17.I capitalisti e la pubblica opinione.
Ma, sopra ogni altra cosa, era la massima immoralità, sempre inerente al commercio del denaro, quella che rodeva il midollo della società e della repubblica, sostituendo un assoluto egoismo all'amore dei propri simili e della patria.
La parte migliore della nazione sentiva vivamente qual seme di corruzione si nascondesse in questa speculazione; e l'odio istintivo della moltitudine e l'avversione dell'assennato uomo di stato si pronunciavano contro gli usurai, da lungo tempo condannati indarno dalle leggi. In una commedia di questo tempo si legge: «Voialtri usurai siete veramente da me considerati della stessa stoffa dei lenoni; se questi fanno al buio i loro affari, voi altri li fate in piazza; essi nei bordelli, voi dilaniate la gente cogl'interessi. Numerosi leggi i cittadini hanno fatto per voi; voi appena fatte, le violate; una scappatoia è tosto trovata. Voi considerate le leggi come l'acqua bollente che si va raffreddando a poco a poco» (Plauto, Curculio).
Con maggiore energia del poeta comico, si esprime Catone, capo del partito delle riforme. Nella prefazione al suo trattato sull'agricoltura egli dice: «Prestare denaro ad interesse è cosa profittevole sotto più aspetti, ma non è onorevole. I nostri padri hanno quindi disposto, con legge scritta, che il ladro fosse condannato a restituire il doppio della somma rubata, e il quadruplo l'usuraio; onde si può dedurre che l'usuraio fosse considerato peggiore cittadino del ladro».
Egli dice altrove, che non è grande la differenza tra un usuraio ed un assassino, e si deve convenire che le sue azioni corrispondevano alle sue massime. Difatti, come governatore della Sardegna, egli amministrò così severamente la giustizia, da cacciare addirittura dall'isola i banchieri romani.

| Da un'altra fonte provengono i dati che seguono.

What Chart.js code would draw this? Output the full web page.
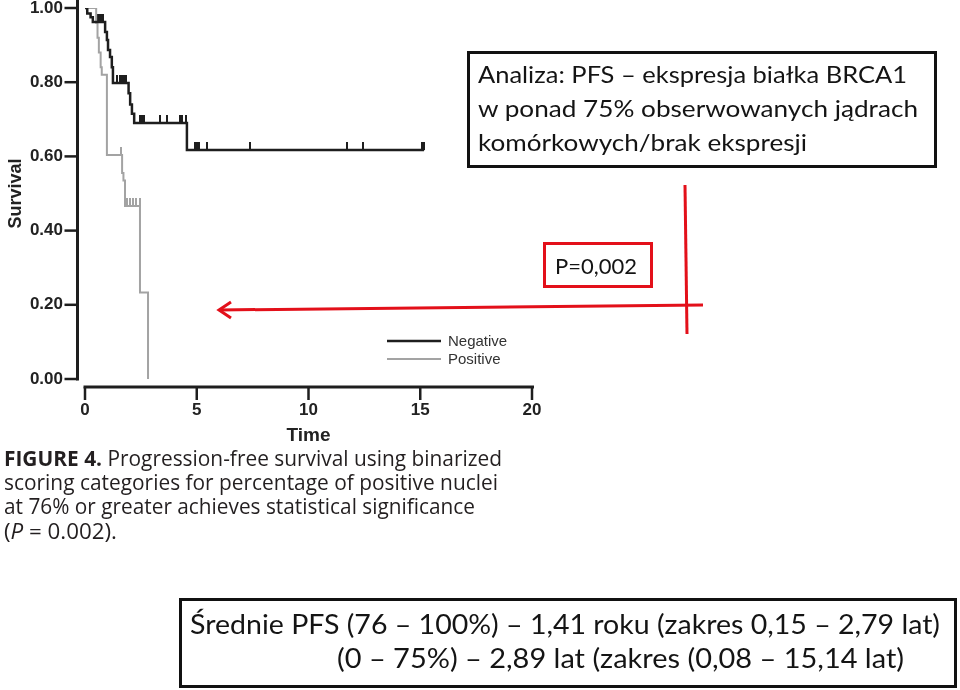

Nella preponderante sua maggioranza il ceto dei signori, che reggeva lo stato, vedeva, in generale, con avversione, gli atti degli speculatori, e non solo si conduceva nelle province con maggiore onestà e onoratezza di questi uomini di finanza, ma spesso metteva un argine ai loro abusi; senonchè in grazia dei frequenti cambiamenti dei supremi magistrati romani e dell'inevitabile diversità del modo di amministrare la giustizia, riuscivano spesso vani gli sforzi di porvi un freno.